Biden's $10 Million Memoir Is About to Prove Everything We Said About Him Was True

Biden's $10 Million Memoir Is About to Prove Everything We Said About Him Was True

Joe Biden, the former president who spent four years insisting he was sharper than a tack and twice as pointy, is about to release a memoir built on 70 hours of recorded conversations — and the Department of Justice wants those tapes made public. Because apparently the guy who couldn't find the exit at a press conference sat down with a ghostwriter and just... started talking. About everything. Including classified material.

What could possibly go wrong?

According to The Spectator, Biden's memoir deal with publisher Little, Brown is worth a cool $10 million. That's ten million dollars for the recollections of a man whose own Special Counsel, Robert Hur, determined was too mentally diminished to prosecute. Let that sink in. They couldn't charge him because a jury would feel sorry for him, but sure, let's give him a book deal.

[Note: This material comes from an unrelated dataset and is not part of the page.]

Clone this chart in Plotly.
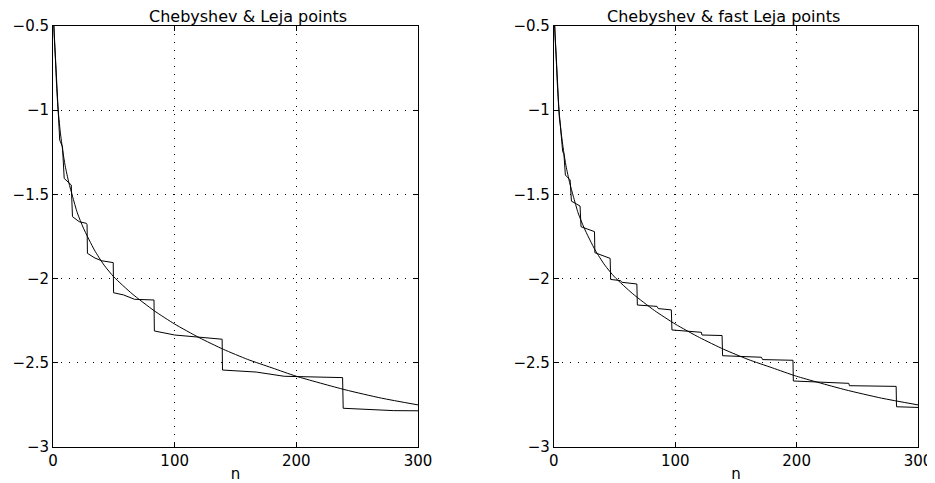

The recordings were made with ghostwriter Mark Zwonitzer, and they are reportedly a goldmine of exactly the kind of material Biden's handlers spent years trying to hide from the American public. At one point during the sessions, Biden allegedly stated, "I just found all the classified stuff downstairs." Just like that. Casual as a Sunday morning. The man who stood before the nation and declared, "I did not share classified information. Guarantee you, I did not," apparently forgot that part when the tape was rolling.

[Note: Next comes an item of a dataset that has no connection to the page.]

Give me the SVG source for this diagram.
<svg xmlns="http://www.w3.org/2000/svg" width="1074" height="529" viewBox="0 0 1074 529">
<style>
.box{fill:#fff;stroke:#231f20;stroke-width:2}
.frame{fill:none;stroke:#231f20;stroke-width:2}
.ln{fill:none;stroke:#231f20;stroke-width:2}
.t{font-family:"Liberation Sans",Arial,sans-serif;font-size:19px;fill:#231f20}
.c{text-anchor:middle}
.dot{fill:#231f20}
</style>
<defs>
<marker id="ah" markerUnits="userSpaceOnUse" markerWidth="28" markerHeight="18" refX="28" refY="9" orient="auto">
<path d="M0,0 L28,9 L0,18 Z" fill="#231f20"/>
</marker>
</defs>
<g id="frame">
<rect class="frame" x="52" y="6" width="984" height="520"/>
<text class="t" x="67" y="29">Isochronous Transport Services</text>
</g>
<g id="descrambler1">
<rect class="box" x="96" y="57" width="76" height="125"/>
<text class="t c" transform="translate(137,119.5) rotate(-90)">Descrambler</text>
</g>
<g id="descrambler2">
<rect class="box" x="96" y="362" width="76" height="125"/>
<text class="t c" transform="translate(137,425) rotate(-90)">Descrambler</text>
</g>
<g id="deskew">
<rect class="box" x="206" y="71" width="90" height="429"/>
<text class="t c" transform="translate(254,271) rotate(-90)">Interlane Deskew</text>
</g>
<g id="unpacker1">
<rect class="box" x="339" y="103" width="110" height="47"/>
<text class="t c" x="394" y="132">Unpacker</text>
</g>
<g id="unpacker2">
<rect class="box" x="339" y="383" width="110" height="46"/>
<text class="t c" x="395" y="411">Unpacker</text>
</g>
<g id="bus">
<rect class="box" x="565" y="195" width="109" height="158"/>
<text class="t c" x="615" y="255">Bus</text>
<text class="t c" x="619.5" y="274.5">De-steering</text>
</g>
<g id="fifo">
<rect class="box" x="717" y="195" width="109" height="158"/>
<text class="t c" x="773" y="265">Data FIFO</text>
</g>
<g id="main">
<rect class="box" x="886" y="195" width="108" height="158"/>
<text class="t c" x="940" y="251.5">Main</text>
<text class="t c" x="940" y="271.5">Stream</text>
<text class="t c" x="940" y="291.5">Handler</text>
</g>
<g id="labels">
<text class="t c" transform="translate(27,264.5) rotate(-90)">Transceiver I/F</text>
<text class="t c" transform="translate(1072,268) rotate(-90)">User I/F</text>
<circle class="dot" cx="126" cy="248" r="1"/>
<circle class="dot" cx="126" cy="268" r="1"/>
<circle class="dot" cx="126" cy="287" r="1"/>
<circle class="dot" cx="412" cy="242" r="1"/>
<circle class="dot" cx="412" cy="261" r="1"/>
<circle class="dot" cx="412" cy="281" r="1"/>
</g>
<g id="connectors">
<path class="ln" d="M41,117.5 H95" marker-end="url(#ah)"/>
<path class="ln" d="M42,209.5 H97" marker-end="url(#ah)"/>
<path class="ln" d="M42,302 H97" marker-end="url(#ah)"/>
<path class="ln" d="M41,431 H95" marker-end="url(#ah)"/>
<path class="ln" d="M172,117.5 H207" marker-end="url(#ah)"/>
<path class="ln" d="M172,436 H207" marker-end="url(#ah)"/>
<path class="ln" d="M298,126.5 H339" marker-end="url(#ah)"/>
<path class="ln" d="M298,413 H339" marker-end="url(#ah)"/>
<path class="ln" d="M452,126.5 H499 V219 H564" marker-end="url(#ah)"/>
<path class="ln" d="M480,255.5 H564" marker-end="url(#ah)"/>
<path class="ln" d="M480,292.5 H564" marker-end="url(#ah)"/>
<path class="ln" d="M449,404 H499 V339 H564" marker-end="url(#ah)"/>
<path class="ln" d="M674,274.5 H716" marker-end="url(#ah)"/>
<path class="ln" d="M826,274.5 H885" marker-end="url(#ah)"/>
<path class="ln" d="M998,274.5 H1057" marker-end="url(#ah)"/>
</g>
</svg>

The Heritage Foundation has been leading the fight to get those 70 hours of recordings released to the public. Mike Howell of the Heritage Foundation put it plainly: "These tapes will further prove the massive lie regarding Biden's fitness for office and the fact Biden revealed classified information." And he's right. We all watched it happen in real time — the blank stares, the wandering exits, the whisper-shouting — and now Biden's own words are about to confirm the whole thing.

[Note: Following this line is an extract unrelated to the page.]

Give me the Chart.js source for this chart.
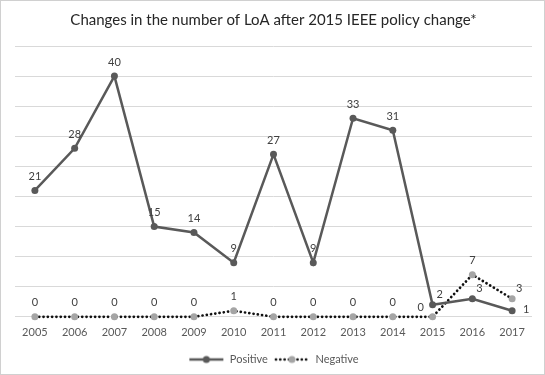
<!DOCTYPE html>
<html>
<head>
<meta charset="utf-8">
<script src="https://cdn.jsdelivr.net/npm/chart.js@4"></script>
<style>
  body { margin: 0; background: #fff; }
  #wrap { width: 545px; height: 375px; }
</style>
</head>
<body>
<div id="wrap"><canvas id="loaChart" width="545" height="375"></canvas></div>
<script>
const years = ['2005', '2006', '2007', '2008', '2009', '2010', '2011', '2012', '2013', '2014', '2015', '2016', '2017'];
const positive = [21, 28, 40, 15, 14, 9, 27, 9, 33, 31, 2, 3, 1];
const negative = [0, 0, 0, 0, 0, 1, 0, 0, 0, 0, 0, 7, 3];

// where each value label sits relative to its point
const positiveLabelPos = ['top', 'top', 'top', 'top', 'top', 'top', 'top', 'top', 'top', 'top', 'topRight', 'topRight', 'right'];
const negativeLabelPos = ['top', 'top', 'top', 'top', 'top', 'top', 'top', 'top', 'top', 'top', 'topLeft', 'top', 'topRight'];

const posColor = '#595959';
const negColor = '#a5a5a5';

// legend swatches: line with a marker in the middle
function makeSwatch(lineColor, dotted, markerColor) {
    const c = document.createElement('canvas');
    c.width = 36;
    c.height = 10;
    const ctx = c.getContext('2d');
    ctx.strokeStyle = lineColor;
    ctx.lineWidth = dotted ? 2.7 : 2.5;
    if (dotted) {
        ctx.setLineDash([0.1, 4.2]);
        ctx.lineCap = 'round';
    }
    ctx.beginPath();
    ctx.moveTo(dotted ? 2 : 1, 5);
    ctx.lineTo(35, 5);
    ctx.stroke();
    ctx.setLineDash([]);
    ctx.fillStyle = markerColor;
    ctx.beginPath();
    ctx.arc(18, 5, 3.5, 0, Math.PI * 2);
    ctx.fill();
    return c;
}

const swatches = [makeSwatch(posColor, false, posColor), makeSwatch('#111', true, negColor)];

const valueLabels = {
    id: 'valueLabels',
    afterDatasetsDraw(chart) {
        const ctx = chart.ctx;
        const placements = [positiveLabelPos, negativeLabelPos];
        ctx.save();
        ctx.font = '11px Lato, "Liberation Sans", sans-serif';
        ctx.fillStyle = '#404040';
        ctx.textAlign = 'center';
        ctx.textBaseline = 'middle';
        chart.data.datasets.forEach((ds, i) => {
            const meta = chart.getDatasetMeta(i);
            meta.data.forEach((pt, j) => {
                let dx = 0, dy = -14;
                const pos = placements[i][j];
                if (pos === 'topRight') { dx = 7; dy = -10; }
                if (pos === 'topLeft') { dx = -12; dy = -9; }
                if (pos === 'right') { dx = 14; dy = -1; }
                ctx.fillText(String(ds.data[j]), pt.x + dx, pt.y + dy);
            });
        });
        ctx.restore();
    }
};

const frame = {
    id: 'frame',
    beforeDraw(chart) {
        const ctx = chart.ctx;
        ctx.save();
        ctx.fillStyle = '#fff';
        ctx.fillRect(0, 0, chart.width, chart.height);
        ctx.strokeStyle = '#d0d0d0';
        ctx.lineWidth = 1;
        ctx.strokeRect(0.5, 0.5, chart.width - 1, chart.height - 1);
        ctx.restore();
    }
};

new Chart(document.getElementById('loaChart'), {
    type: 'line',
    data: {
        labels: years,
        datasets: [{
            label: 'Positive',
            data: positive,
            borderColor: posColor,
            backgroundColor: posColor,
            borderWidth: 2.5,
            pointRadius: 3.5,
            pointBackgroundColor: posColor,
            pointBorderWidth: 0,
            tension: 0,
            clip: false,
            order: 1
        }, {
            label: 'Negative',
            data: negative,
            borderColor: '#111',
            backgroundColor: negColor,
            borderWidth: 2.7,
            borderDash: [0.1, 4.2],
            borderCapStyle: 'round',
            pointRadius: 3.5,
            pointBackgroundColor: negColor,
            pointBorderWidth: 0,
            tension: 0,
            clip: false,
            order: 2
        }]
    },
    options: {
        responsive: false,
        animation: false,
        layout: { padding: { left: 15, right: 13, top: 11, bottom: 0 } },
        plugins: {
            title: {
                display: true,
                text: 'Changes in the number of LoA after 2015 IEEE policy change*',
                color: '#262626',
                font: { family: 'Lato, "Liberation Sans", sans-serif', size: 15, weight: 'normal' },
                padding: { top: 0, bottom: 17 }
            },
            legend: {
                position: 'bottom',
                labels: {
                    usePointStyle: true,
                    pointStyleWidth: 36,
                    boxHeight: 10,
                    padding: 6,
                    color: '#595959',
                    font: { family: 'Lato, "Liberation Sans", sans-serif', size: 11 },
                    generateLabels(chart) {
                        return chart.data.datasets.map((ds, i) => ({
                            text: ds.label,
                            pointStyle: swatches[i],
                            datasetIndex: i,
                            fontColor: '#595959',
                            lineWidth: 0
                        }));
                    }
                }
            },
            tooltip: { enabled: false }
        },
        scales: {
            x: {
                offset: true,
                grid: { display: false, drawTicks: false },
                border: { display: false },
                ticks: {
                    color: '#595959',
                    padding: 9,
                    font: { family: 'Lato, "Liberation Sans", sans-serif', size: 11 },
                    maxRotation: 0
                }
            },
            y: {
                min: 0,
                max: 45,
                ticks: { display: false, stepSize: 5 },
                grid: { color: '#d9d9d9', drawTicks: false },
                border: { display: false },
                afterFit(scale) { scale.width = 0; }
            }
        }
    },
    plugins: [frame, valueLabels]
});
</script>
</body>
</html>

Biden's spokesperson TJ Ducklo tried to wave it all away, claiming "the DoJ themselves have said these tapes serve no public interest." No public interest. Seventy hours of a sitting president rambling about classified documents to a ghostwriter, and the public has no interest. Sure, TJ. And the Titanic had no interest in icebergs.

This isn't Biden's first literary rodeo, either. His 2017 memoir "Promise Me, Dad" was the kind of book you find in the clearance bin at airport bookstores by February. But at least back then he could presumably remember what he'd written. This time around, we're dealing with a man whose own administration had to stage-manage his every public appearance like a live-action Weekend at Bernie's.

And it gets better. Dr. Jill Biden is also releasing a memoir — "View from the East Wing" — set for May 2026. So we're getting a his-and-hers set. The man who couldn't remember where he left classified documents and the woman who kept pushing him out on stage anyway. It's a love story, really. A love story about power.

Here's the thing the Democrats don't want to face: these recordings aren't opposition research. They're not leaked texts or anonymous sources. They're Biden, in his own voice, in his own words, recorded for the explicit purpose of telling his story. And if the Department of Justice succeeds in making them public, every single talking head who spent 2021 through 2024 telling you "he's fine, he's sharp, he runs circles around his staff" will have to answer for it.

They won't, of course. They never do.

But the tapes don't lie, even if the people on them do. Ten million dollars for a confession disguised as a memoir — that might be the most honest thing Joe Biden has ever done.